Había mucha actividad a su alrededor. Una ambulancia aérea, roja y blanca, estaba posada junto al coche de Kresh, con sus motores de ascenso en marcha y sus luces giratorias conectadas, preparada para despegar en el momento en que el paciente subiera a bordo. Un grupo de robots médicos atravesó la puerta principal del laboratorio, dos de ellos con una camilla, y los otros sujetando tubos de alimentación y equipo monitor conectado a la paciente. La propia Leving apenas era visible bajo tantos aparatos. Un doctor humano esperaba junto a la escotilla de la ambulancia, viendo a los robots hacer el trabajo. Alvar permaneció inmóvil y dejó pasar a los robots mientras se llevaban a la víctima del escenario del crimen.
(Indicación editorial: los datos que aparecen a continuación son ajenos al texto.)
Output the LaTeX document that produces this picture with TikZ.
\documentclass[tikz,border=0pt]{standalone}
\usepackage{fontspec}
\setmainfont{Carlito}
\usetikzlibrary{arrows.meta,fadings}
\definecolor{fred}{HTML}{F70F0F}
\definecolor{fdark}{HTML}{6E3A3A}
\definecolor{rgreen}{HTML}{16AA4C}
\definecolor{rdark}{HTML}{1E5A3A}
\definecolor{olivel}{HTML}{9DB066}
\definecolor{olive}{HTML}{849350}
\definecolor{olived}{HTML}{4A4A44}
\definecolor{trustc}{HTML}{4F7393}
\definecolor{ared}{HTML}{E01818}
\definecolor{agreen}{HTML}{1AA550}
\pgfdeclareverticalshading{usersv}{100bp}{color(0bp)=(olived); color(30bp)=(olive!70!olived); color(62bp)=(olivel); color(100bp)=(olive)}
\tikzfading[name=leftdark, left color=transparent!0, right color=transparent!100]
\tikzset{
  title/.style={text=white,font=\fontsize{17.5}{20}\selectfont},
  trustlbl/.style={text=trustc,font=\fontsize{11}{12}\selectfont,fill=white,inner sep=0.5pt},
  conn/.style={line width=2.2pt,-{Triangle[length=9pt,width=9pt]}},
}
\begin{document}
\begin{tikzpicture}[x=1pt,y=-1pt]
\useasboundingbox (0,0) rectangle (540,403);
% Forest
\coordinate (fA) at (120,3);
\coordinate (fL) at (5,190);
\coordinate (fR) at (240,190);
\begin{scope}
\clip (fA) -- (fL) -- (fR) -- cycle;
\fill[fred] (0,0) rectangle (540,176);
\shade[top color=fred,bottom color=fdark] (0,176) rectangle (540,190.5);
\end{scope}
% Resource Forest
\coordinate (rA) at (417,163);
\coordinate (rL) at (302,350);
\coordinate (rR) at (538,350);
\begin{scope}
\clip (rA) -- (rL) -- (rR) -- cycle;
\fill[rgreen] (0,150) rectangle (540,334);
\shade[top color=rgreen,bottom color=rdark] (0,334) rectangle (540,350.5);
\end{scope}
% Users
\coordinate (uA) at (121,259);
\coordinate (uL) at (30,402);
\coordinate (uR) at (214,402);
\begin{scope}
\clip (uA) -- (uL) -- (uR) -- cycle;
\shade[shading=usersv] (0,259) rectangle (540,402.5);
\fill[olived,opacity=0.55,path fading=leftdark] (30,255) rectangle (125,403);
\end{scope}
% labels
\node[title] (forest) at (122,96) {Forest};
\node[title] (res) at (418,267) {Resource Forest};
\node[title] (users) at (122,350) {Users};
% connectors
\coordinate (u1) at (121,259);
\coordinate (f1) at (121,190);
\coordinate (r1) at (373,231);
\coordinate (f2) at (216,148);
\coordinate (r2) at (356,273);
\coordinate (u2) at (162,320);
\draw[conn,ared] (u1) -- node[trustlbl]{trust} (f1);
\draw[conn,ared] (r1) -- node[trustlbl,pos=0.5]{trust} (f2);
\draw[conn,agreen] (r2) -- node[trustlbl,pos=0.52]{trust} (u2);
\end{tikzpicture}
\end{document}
Vio, con furia creciente, cómo los médicos la subían a la ambulancia y cómo el indolente doctor humano entraba tras sus ocupados ayudantes. «¿Cómo puede nadie usar tanta violencia contra otro ser humano?», se preguntó.
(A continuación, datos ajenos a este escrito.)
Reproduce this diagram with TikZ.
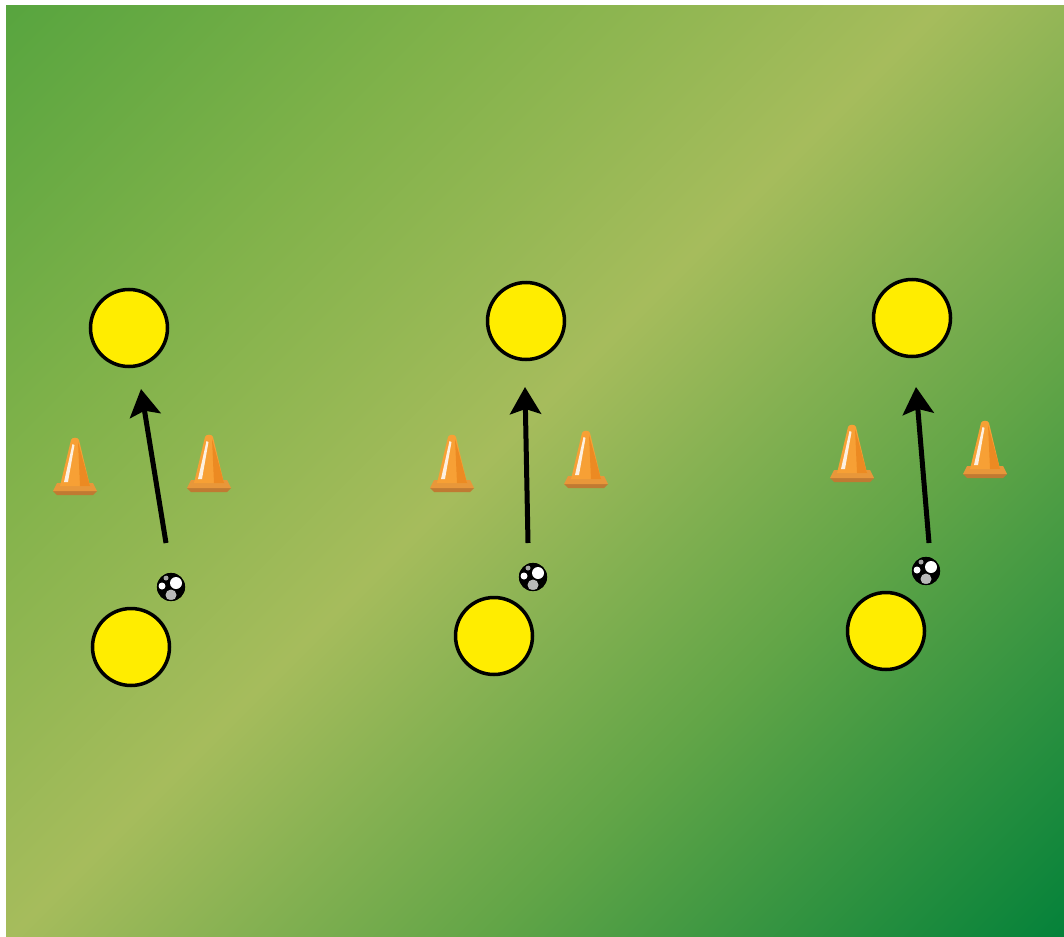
\documentclass[tikz,border=0pt]{standalone}
\usetikzlibrary{arrows.meta}
\definecolor{fTL}{HTML}{58A53F}
\definecolor{fQ}{HTML}{80B24A}
\definecolor{fBand}{HTML}{A6BC5C}
\definecolor{fR}{HTML}{62A547}
\definecolor{fBR}{HTML}{05823A}
\definecolor{spotyellow}{HTML}{FFED00}
\definecolor{conebody}{HTML}{F7A035}
\definecolor{conedark}{HTML}{EC8A22}
\definecolor{conebase}{HTML}{E8973A}
\definecolor{conebasedark}{HTML}{C07A32}
\pgfdeclareverticalshading{fieldshade}{100bp}{%
  color(0bp)=(fBR); color(14.64bp)=(fBR); color(35.1bp)=(fR);
  color(52.1bp)=(fBand); color(69.1bp)=(fQ); color(85.36bp)=(fTL); color(100bp)=(fTL)}
\tikzset{
  player/.style={circle, draw=black, line width=3.5pt, fill=spotyellow, minimum size=77pt, inner sep=0pt},
  run/.style={line width=5pt, -{Stealth[length=27pt,width=31pt,inset=5pt]}},
  pics/cone/.style={code={
    \fill[conebasedark] (-22,-4) -- (-18,0) -- (18,0) -- (22,-4) -- cycle;
    \fill[conebase] (-22,-4) -- (-18,-12) -- (18,-12) -- (22,-4) -- cycle;
    \fill[conebody] (-15,-9) -- (-4,-55) to[out=75,in=105] (4,-55) -- (15,-9) -- cycle;
    \fill[conedark] (3,-53) -- (15,-9) -- (5,-9) -- cycle;
    \fill[white, opacity=0.85] (-11,-13) -- (-2.5,-51) -- (-0.5,-50) -- (-7,-13) -- cycle;
  }},
  pics/ball/.style={code={
    \fill[black] (0,0) circle (14);
    \fill[gray!55] (0,8) circle (5.5);
    \fill[white] (5,-4) circle (6);
    \fill[white] (-9,-1) circle (3.5);
    \fill[gray!70] (-5,-9) circle (2.5);
    \draw[black, line width=1.2pt] (0,0) circle (13.5);
  }}
}
\begin{document}
\begin{tikzpicture}[x=1pt,y=-1pt]
\useasboundingbox (0,0) rectangle (1064,936);
\fill[white] (0,0) rectangle (1064,936);
\shade[shading=fieldshade, shading angle=45] (6,6) rectangle (1064,936);

% group 1
\node[player] (t1) at (129,328) {};
\node[player] (b1) at (131,647) {};
\coordinate (s1) at (166,543);
\coordinate (e1) at (141,389);
\draw[run] (s1) -- (e1);
\pic at (75,495) {cone};
\pic at (209,492) {cone};
\pic at (171,587) {ball};

% group 2
\node[player] (t2) at (526,321) {};
\node[player] (b2) at (494,636) {};
\coordinate (s2) at (528,543);
\coordinate (e2) at (525,387);
\draw[run] (s2) -- (e2);
\pic at (452,492) {cone};
\pic at (586,488) {cone};
\pic at (533,577) {ball};

% group 3
\node[player] (t3) at (912,318) {};
\node[player] (b3) at (886,631) {};
\coordinate (s3) at (929,543);
\coordinate (e3) at (916,387);
\draw[run] (s3) -- (e3);
\pic at (852,482) {cone};
\pic at (985,478) {cone};
\pic at (926,571) {ball};
\end{tikzpicture}
\end{document}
Pero la furia no lo ayudaría a capturar al asaltante de Fredda Leving. «Tranquilízate —se dijo—. Controla tu furia, enfócala». Alvar Kresh alzó la mano, llamando a un robot médico que regresaba a la ambulancia con un maletín de primeros auxilios.
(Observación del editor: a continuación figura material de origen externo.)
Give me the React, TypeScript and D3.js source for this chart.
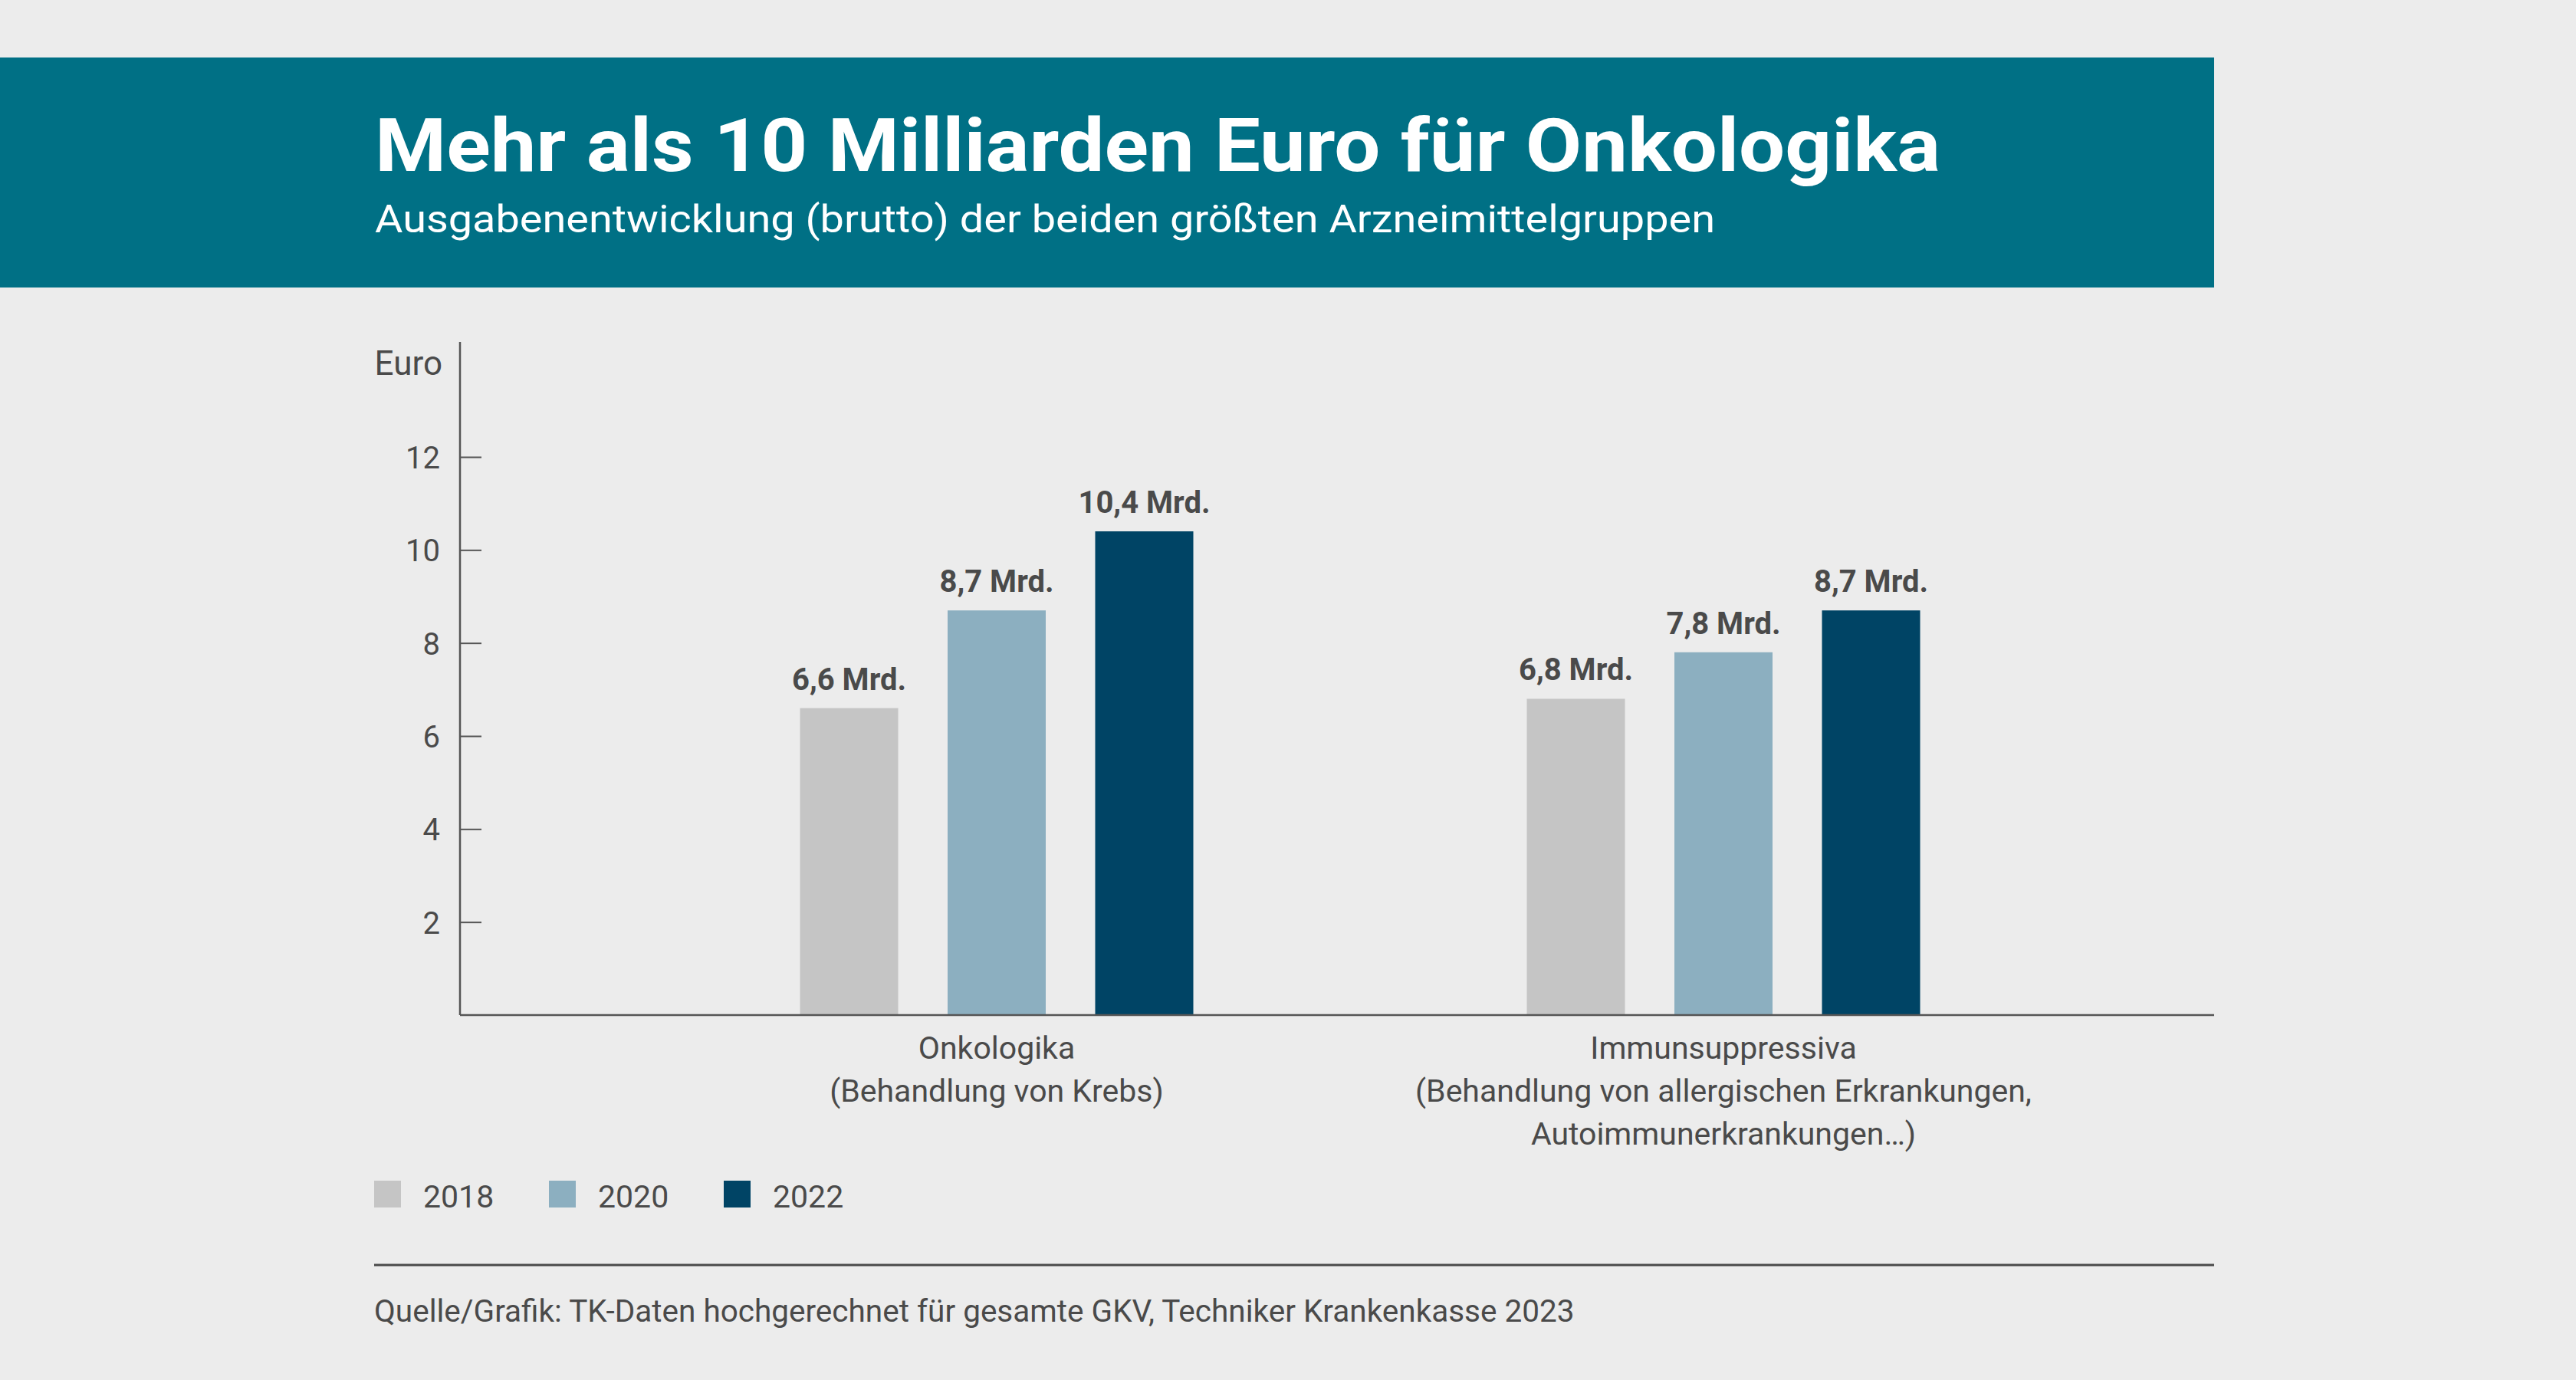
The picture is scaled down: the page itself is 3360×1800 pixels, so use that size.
import React, { useEffect, useRef } from "react";
import * as d3 from "d3";

const title = "Mehr als 10 Milliarden Euro für Onkologika";
const subtitle = "Ausgabenentwicklung (brutto) der beiden größten Arzneimittelgruppen";
const source = "Quelle/Grafik: TK-Daten hochgerechnet für gesamte GKV, Techniker Krankenkasse 2023";

const categories = ["Onkologika", "Immunsuppressiva"];
const categoryLines = [
  ["Onkologika", "(Behandlung von Krebs)"],
  ["Immunsuppressiva", "(Behandlung von allergischen Erkrankungen,", "Autoimmunerkrankungen…)"],
];
const years = ["2018", "2020", "2022"];
const values2018 = [6.6, 6.8];
const values2020 = [8.7, 7.8];
const values2022 = [10.4, 8.7];
const yTicks = [2, 4, 6, 8, 10, 12];
const yLabel = "Euro";

const colors = ["#c5c5c5", "#8cafc0", "#004465"];
const textColor = "#4a4a4a";

export default function App() {
  const ref = useRef(null);

  useEffect(() => {
    const W = 3360;
    const H = 1800;
    const font = "Roboto, sans-serif";

    const svg = d3.select(ref.current);
    svg.selectAll("*").remove();

    svg.append("rect").attr("width", W).attr("height", H).attr("fill", "#ececec");

    // header band
    svg.append("rect").attr("x", 0).attr("y", 75).attr("width", 2888).attr("height", 300).attr("fill", "#007085");
    svg.append("text")
      .attr("x", 489).attr("y", 223)
      .attr("fill", "#fff").attr("font-family", font).attr("font-weight", 700).attr("font-size", 96)
      .attr("textLength", 2042).attr("lengthAdjust", "spacingAndGlyphs")
      .text(title);
    svg.append("text")
      .attr("x", 489).attr("y", 303)
      .attr("fill", "#fff").attr("font-family", font).attr("font-size", 50)
      .attr("textLength", 1748).attr("lengthAdjust", "spacingAndGlyphs")
      .text(subtitle);

    // scales
    const left = 600, right = 2888;
    const y = d3.scaleLinear().domain([0, 12]).range([1324, 596]);
    const x0 = d3.scaleBand().domain(categories).range([826, 2722]);
    const x1 = d3.scaleBand().domain(years).range([-256.5, 256.5]).paddingInner(0.335).paddingOuter(0);

    const series = [values2018, values2020, values2022];
    const rows = categories.flatMap((c, i) =>
      years.map((yr, j) => ({ cat: c, year: yr, value: series[j][i], color: colors[j] }))
    );

    const fmt = d3.formatLocale({ decimal: ",", thousands: ".", grouping: [3], currency: ["", "€"] }).format(".1f");

    // y axis
    const yAxis = svg.append("g")
      .attr("transform", `translate(${left},0)`)
      .call(d3.axisLeft(y).tickValues(yTicks).tickSize(-28).tickPadding(26).tickFormat(d3.format("d")));
    yAxis.select(".domain").remove();
    yAxis.selectAll(".tick line").attr("stroke", "#555").attr("stroke-width", 2);
    yAxis.selectAll(".tick text")
      .attr("fill", textColor).attr("font-family", font).attr("font-size", 40).attr("dy", "0.36em");

    svg.append("line").attr("x1", left).attr("x2", left).attr("y1", 446).attr("y2", y(0))
      .attr("stroke", "#555").attr("stroke-width", 2.5);
    svg.append("text").attr("x", 577).attr("y", 489).attr("text-anchor", "end")
      .attr("fill", textColor).attr("font-family", font).attr("font-size", 44).text(yLabel);

    // bars
    svg.append("g").selectAll("rect").data(rows).join("rect")
      .attr("x", (d) => x0(d.cat) + x0.bandwidth() / 2 + x1(d.year))
      .attr("y", (d) => y(d.value))
      .attr("width", x1.bandwidth())
      .attr("height", (d) => y(0) - y(d.value))
      .attr("fill", (d) => d.color);

    svg.append("g").selectAll("text").data(rows).join("text")
      .attr("x", (d) => x0(d.cat) + x0.bandwidth() / 2 + x1(d.year) + x1.bandwidth() / 2)
      .attr("y", (d) => y(d.value) - 24)
      .attr("text-anchor", "middle")
      .attr("fill", textColor).attr("font-family", font).attr("font-weight", 700).attr("font-size", 40)
      .text((d) => `${fmt(d.value)} Mrd.`);

    // x axis line
    svg.append("line").attr("x1", left).attr("x2", right).attr("y1", y(0)).attr("y2", y(0))
      .attr("stroke", "#555").attr("stroke-width", 2.5);

    // category labels
    const cat = svg.append("g").selectAll("text").data(categories).join("text")
      .attr("text-anchor", "middle")
      .attr("fill", textColor).attr("font-family", font).attr("font-size", 41);
    cat.each(function (c, i) {
      d3.select(this).selectAll("tspan").data(categoryLines[i]).join("tspan")
        .attr("x", x0(c) + x0.bandwidth() / 2)
        .attr("y", (_, k) => 1381 + k * 56)
        .text((t) => t);
    });

    // legend
    const leg = svg.append("g").selectAll("g").data(years).join("g")
      .attr("transform", (_, i) => `translate(${488 + i * 228},1540)`);
    leg.append("rect").attr("width", 35).attr("height", 35).attr("fill", (_, i) => colors[i]);
    leg.append("text").attr("x", 64).attr("y", 35)
      .attr("fill", textColor).attr("font-family", font).attr("font-size", 41)
      .text((d) => d);

    // footer
    svg.append("line").attr("x1", 488).attr("x2", right).attr("y1", 1650).attr("y2", 1650)
      .attr("stroke", "#4a4a4a").attr("stroke-width", 3);
    svg.append("text").attr("x", 488).attr("y", 1724)
      .attr("fill", textColor).attr("font-family", font).attr("font-size", 40.5)
      .text(source);
  }, []);

  return (
    <svg
      ref={ref}
      width={3360}
      height={1800}
      style={{ position: "absolute", left: 0, top: 0, display: "block" }}
    />
  );
}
—¿Cuál es el estado de la paciente? —preguntó. El brillante robot médico blanco y rojo observó a Kresh con sus resplandecientes ojos anaranjados.
—Recibió una grave herida en la cabeza, pero no hay ningún trauma irreparable.
—¿Corrió peligro su vida?
—Si nos hubiéramos retrasado, las heridas de la señora Leving podrían haber sido fatales —dijo el robot, algo relamido—. Sin embargo, se recuperará por completo, aunque existe la clara posibilidad de que padezca amnesia traumática. La colocaremos en una unidad de regeneración en cuanto lleguemos al hospital.
—Muy bien —dijo Kresh—. Puedes irte.
Se volvió y vio cómo el último miembro del equipo médico subía a la ambulancia y esta despegaba en la noche. Estaría bien que ella se recuperara, pero sería una lástima que sufriera amnesia. Las personas con lagunas en la memoria eran malos testigos. Pero las palabras del robot médico cambiaban la naturaleza del caso: «Las heridas podrían haber sido fatales». Eso cambiaba un simple asalto con un arma mortal y lo convertía en intento de asesinato. Por fin, Kresh se volvió para entrar en el edificio, para ver qué habían encontrado Donald y su equipo forense.